--- Begin Exercise input ---

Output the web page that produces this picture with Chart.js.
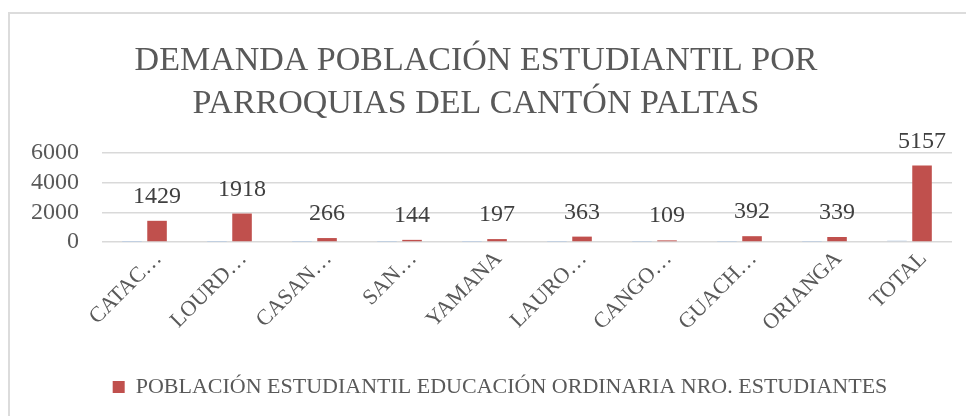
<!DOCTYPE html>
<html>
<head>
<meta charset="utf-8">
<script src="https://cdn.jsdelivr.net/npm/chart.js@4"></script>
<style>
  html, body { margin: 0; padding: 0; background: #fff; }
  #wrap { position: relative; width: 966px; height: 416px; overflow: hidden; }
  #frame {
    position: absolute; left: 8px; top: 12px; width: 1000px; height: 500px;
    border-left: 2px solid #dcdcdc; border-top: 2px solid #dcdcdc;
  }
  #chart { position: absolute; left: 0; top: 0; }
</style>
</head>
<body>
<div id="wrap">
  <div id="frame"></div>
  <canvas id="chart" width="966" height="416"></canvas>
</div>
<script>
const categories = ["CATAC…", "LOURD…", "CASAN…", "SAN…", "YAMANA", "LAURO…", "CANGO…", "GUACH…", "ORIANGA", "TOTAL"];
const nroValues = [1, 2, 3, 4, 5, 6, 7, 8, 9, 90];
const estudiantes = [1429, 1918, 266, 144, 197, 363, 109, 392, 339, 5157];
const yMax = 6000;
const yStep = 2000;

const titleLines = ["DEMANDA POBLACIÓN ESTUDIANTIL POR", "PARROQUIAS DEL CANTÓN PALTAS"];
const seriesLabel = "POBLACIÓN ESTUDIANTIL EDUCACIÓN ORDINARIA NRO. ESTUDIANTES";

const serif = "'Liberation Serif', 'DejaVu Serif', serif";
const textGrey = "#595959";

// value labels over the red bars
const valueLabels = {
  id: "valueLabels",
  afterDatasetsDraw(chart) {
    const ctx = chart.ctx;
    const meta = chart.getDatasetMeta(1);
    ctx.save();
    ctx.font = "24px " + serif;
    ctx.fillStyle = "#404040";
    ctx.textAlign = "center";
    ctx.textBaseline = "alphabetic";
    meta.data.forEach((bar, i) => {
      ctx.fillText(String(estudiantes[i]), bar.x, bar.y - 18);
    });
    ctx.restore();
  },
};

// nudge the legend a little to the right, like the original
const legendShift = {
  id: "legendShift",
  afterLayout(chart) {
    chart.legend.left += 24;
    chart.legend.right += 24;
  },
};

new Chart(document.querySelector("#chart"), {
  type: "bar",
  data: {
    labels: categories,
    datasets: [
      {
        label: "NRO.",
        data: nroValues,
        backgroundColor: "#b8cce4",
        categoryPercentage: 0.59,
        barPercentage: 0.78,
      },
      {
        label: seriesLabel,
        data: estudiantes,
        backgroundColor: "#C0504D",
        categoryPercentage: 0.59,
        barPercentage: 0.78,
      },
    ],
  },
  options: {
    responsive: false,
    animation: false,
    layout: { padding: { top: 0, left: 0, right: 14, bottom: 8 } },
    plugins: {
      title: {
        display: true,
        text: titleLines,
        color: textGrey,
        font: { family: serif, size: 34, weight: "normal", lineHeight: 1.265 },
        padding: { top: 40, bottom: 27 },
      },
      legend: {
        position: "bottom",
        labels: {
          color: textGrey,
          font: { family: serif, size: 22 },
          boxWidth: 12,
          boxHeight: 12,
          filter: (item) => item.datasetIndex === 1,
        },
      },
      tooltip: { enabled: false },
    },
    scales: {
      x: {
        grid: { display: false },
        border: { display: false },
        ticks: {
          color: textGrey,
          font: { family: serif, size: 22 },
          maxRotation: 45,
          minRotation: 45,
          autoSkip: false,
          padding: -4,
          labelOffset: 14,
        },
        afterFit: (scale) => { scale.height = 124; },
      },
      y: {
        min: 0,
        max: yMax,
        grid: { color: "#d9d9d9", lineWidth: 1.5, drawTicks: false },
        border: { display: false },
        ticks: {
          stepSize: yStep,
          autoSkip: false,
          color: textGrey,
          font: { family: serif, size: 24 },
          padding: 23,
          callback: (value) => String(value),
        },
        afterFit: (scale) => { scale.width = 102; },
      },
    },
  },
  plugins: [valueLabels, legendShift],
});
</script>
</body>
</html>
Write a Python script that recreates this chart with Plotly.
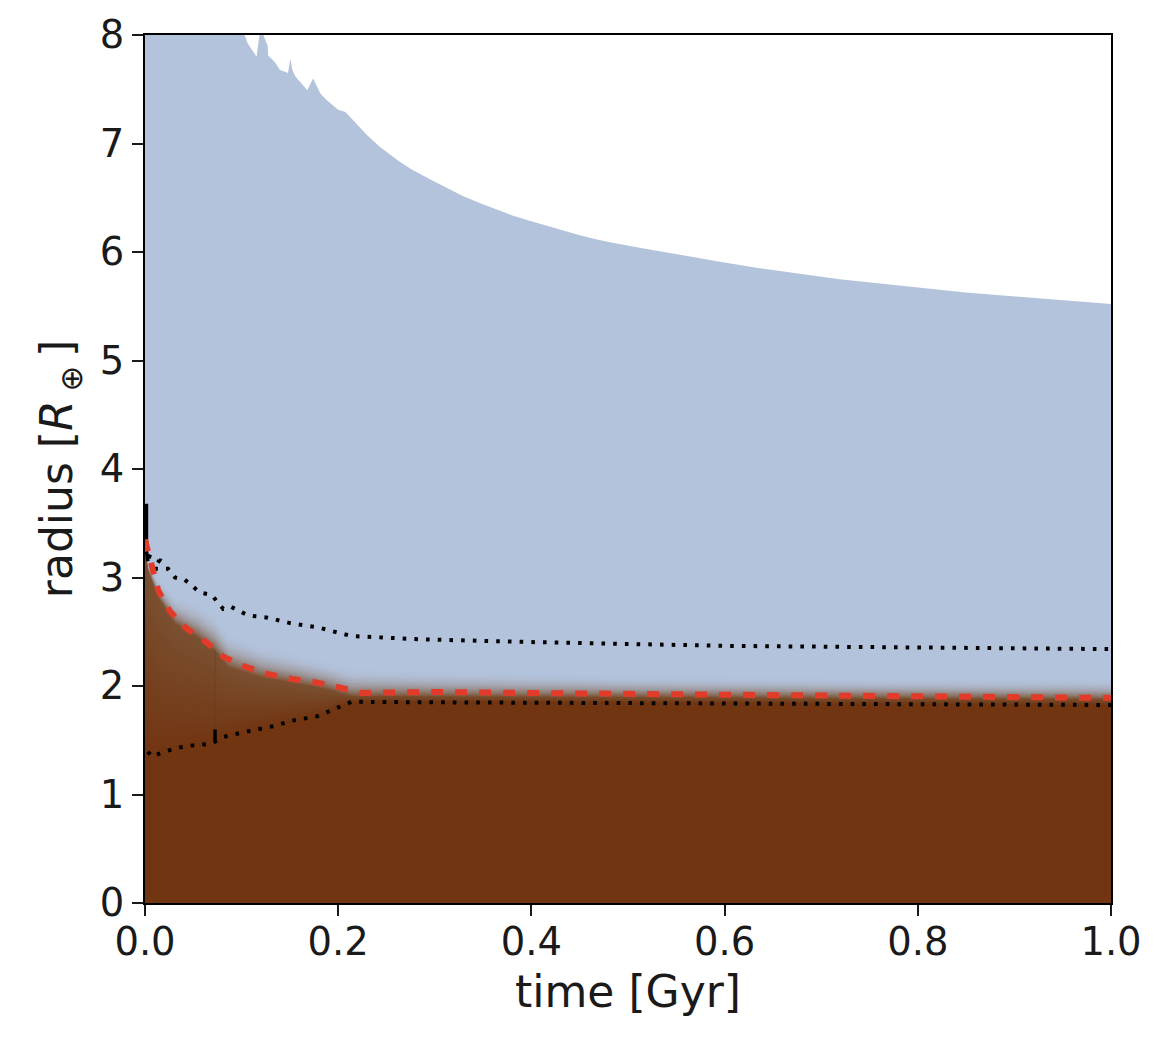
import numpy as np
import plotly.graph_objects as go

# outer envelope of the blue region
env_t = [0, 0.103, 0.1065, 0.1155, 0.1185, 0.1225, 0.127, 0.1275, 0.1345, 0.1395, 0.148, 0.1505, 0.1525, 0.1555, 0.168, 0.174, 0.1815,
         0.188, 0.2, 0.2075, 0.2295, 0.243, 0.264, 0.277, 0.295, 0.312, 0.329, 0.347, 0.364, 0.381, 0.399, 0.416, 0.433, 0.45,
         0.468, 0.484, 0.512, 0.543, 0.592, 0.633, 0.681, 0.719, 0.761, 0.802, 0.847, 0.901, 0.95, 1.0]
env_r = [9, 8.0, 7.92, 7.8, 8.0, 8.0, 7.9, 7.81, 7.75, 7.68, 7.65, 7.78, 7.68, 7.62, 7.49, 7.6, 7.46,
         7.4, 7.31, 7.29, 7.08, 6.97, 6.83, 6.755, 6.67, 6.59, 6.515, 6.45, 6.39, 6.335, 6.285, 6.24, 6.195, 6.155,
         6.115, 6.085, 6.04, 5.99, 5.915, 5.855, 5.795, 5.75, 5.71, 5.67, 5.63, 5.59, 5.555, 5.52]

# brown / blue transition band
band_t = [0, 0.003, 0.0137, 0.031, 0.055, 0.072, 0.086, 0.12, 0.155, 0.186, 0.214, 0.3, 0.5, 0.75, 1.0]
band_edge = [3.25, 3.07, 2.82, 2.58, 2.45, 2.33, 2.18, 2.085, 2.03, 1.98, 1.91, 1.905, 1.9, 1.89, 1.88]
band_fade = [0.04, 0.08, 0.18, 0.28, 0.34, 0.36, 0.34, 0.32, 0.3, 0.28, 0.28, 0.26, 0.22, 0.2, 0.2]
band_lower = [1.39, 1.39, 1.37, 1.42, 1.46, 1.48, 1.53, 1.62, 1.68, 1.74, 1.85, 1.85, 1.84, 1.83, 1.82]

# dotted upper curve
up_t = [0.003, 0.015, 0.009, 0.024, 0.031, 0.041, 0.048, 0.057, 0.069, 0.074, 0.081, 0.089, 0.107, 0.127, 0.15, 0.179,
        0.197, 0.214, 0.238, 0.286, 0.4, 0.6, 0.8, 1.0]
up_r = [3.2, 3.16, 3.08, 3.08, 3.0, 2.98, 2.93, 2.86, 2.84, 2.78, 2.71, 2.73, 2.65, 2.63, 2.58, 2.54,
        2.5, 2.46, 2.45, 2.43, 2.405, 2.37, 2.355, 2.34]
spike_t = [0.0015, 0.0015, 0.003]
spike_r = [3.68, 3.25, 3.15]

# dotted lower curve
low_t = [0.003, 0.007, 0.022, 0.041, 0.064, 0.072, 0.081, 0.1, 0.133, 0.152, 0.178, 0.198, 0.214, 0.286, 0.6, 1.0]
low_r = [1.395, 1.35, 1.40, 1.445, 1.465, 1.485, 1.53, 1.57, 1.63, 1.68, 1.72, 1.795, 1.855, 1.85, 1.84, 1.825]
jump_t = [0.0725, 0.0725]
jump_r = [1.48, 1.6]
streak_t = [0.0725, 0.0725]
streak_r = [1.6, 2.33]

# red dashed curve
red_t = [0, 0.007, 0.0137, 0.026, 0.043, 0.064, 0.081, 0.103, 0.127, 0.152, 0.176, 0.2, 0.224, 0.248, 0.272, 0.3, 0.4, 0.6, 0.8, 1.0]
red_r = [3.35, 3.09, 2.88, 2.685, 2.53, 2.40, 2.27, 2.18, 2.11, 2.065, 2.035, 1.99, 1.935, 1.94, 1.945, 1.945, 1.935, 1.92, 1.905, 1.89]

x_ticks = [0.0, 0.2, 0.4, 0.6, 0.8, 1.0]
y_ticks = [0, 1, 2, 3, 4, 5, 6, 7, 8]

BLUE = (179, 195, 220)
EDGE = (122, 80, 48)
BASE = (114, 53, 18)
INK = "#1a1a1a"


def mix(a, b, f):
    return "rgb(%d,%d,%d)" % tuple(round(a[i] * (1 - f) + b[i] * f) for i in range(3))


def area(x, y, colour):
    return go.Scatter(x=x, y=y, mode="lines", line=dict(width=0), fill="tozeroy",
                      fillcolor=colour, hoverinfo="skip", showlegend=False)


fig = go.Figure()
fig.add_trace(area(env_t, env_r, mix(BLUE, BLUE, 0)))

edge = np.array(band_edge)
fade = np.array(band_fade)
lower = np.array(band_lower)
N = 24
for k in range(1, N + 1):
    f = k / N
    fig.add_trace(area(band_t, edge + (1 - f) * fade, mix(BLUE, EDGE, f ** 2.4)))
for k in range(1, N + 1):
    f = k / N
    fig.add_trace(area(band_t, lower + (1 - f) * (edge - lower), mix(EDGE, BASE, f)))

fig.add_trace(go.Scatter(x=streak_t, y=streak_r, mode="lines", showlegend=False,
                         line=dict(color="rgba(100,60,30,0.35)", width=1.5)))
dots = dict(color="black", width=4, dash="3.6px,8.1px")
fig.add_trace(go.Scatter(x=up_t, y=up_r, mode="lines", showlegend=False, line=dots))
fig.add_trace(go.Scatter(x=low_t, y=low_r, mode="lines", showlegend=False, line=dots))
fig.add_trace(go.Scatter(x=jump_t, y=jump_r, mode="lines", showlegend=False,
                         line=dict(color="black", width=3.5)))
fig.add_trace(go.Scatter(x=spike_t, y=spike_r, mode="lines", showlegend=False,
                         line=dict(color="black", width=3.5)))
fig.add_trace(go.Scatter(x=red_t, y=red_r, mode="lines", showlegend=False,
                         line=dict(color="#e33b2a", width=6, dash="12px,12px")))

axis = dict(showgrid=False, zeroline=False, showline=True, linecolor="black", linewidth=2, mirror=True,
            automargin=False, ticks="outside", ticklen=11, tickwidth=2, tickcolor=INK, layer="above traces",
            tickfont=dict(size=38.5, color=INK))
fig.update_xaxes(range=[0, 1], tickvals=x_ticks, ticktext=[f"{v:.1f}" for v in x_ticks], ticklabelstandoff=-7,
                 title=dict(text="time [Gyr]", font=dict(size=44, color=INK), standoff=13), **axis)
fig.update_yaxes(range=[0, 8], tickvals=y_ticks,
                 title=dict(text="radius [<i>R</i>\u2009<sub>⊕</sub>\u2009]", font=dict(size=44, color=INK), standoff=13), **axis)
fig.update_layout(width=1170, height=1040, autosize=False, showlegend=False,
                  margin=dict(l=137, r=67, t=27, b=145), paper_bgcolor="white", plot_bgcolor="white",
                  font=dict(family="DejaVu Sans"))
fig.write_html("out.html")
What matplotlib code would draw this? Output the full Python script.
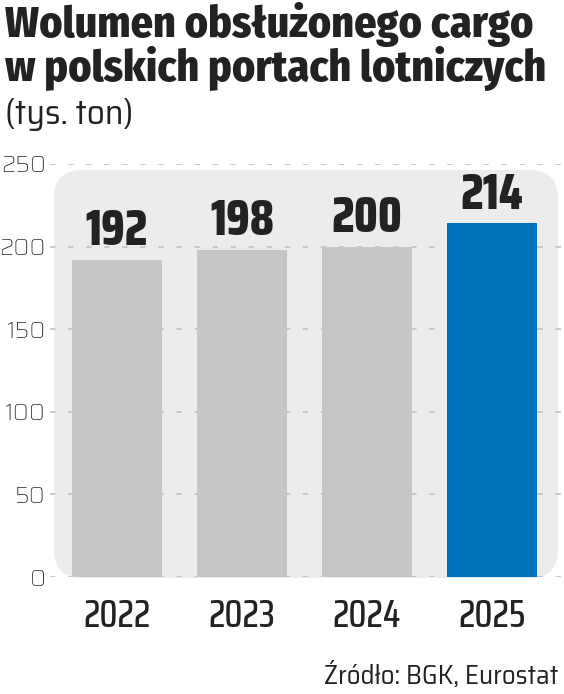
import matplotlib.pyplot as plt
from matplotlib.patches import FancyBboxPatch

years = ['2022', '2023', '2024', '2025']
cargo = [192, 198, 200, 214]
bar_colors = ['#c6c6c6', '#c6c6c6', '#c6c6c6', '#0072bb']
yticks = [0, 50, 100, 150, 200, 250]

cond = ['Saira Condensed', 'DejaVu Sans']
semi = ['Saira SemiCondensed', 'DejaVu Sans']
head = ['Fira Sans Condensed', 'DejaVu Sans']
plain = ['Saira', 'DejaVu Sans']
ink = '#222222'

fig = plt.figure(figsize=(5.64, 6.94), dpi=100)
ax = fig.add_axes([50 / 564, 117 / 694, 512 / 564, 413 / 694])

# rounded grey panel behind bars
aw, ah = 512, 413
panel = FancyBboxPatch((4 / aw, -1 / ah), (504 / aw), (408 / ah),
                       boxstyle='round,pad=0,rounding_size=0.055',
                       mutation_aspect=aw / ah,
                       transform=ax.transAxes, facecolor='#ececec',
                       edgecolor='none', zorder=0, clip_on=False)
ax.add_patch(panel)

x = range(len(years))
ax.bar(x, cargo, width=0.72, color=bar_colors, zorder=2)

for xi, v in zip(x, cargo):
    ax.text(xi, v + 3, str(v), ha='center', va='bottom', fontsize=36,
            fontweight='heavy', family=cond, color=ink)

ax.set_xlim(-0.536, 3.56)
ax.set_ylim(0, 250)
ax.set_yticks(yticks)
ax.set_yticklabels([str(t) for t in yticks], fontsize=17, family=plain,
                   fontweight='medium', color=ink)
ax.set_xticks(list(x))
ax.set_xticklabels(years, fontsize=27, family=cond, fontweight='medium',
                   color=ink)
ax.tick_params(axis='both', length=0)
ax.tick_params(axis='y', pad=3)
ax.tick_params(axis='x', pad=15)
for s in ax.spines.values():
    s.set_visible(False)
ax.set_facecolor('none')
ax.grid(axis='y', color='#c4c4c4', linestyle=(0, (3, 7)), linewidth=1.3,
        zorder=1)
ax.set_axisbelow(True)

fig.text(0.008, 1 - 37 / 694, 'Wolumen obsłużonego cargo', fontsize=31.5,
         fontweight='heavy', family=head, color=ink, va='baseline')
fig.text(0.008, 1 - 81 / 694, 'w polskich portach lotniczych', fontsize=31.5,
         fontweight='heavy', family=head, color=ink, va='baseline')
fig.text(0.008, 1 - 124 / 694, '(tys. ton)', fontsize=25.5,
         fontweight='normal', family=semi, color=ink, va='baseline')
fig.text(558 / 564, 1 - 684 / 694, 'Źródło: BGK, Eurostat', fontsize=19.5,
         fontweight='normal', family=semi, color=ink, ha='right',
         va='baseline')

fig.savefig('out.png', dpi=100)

--- End Exercise input ---

* What to do
From the line containing "What matplotlib code" through the line containing "ax.set_axisbelow(True)", copy every line above exactly, without pictures.

* Answer to this exercise
What matplotlib code would draw this? Output the full Python script.
import matplotlib.pyplot as plt
from matplotlib.patches import FancyBboxPatch

years = ['2022', '2023', '2024', '2025']
cargo = [192, 198, 200, 214]
bar_colors = ['#c6c6c6', '#c6c6c6', '#c6c6c6', '#0072bb']
yticks = [0, 50, 100, 150, 200, 250]

cond = ['Saira Condensed', 'DejaVu Sans']
semi = ['Saira SemiCondensed', 'DejaVu Sans']
head = ['Fira Sans Condensed', 'DejaVu Sans']
plain = ['Saira', 'DejaVu Sans']
ink = '#222222'

fig = plt.figure(figsize=(5.64, 6.94), dpi=100)
ax = fig.add_axes([50 / 564, 117 / 694, 512 / 564, 413 / 694])

# rounded grey panel behind bars
aw, ah = 512, 413
panel = FancyBboxPatch((4 / aw, -1 / ah), (504 / aw), (408 / ah),
                       boxstyle='round,pad=0,rounding_size=0.055',
                       mutation_aspect=aw / ah,
                       transform=ax.transAxes, facecolor='#ececec',
                       edgecolor='none', zorder=0, clip_on=False)
ax.add_patch(panel)

x = range(len(years))
ax.bar(x, cargo, width=0.72, color=bar_colors, zorder=2)

for xi, v in zip(x, cargo):
    ax.text(xi, v + 3, str(v), ha='center', va='bottom', fontsize=36,
            fontweight='heavy', family=cond, color=ink)

ax.set_xlim(-0.536, 3.56)
ax.set_ylim(0, 250)
ax.set_yticks(yticks)
ax.set_yticklabels([str(t) for t in yticks], fontsize=17, family=plain,
                   fontweight='medium', color=ink)
ax.set_xticks(list(x))
ax.set_xticklabels(years, fontsize=27, family=cond, fontweight='medium',
                   color=ink)
ax.tick_params(axis='both', length=0)
ax.tick_params(axis='y', pad=3)
ax.tick_params(axis='x', pad=15)
for s in ax.spines.values():
    s.set_visible(False)
ax.set_facecolor('none')
ax.grid(axis='y', color='#c4c4c4', linestyle=(0, (3, 7)), linewidth=1.3,
        zorder=1)
ax.set_axisbelow(True)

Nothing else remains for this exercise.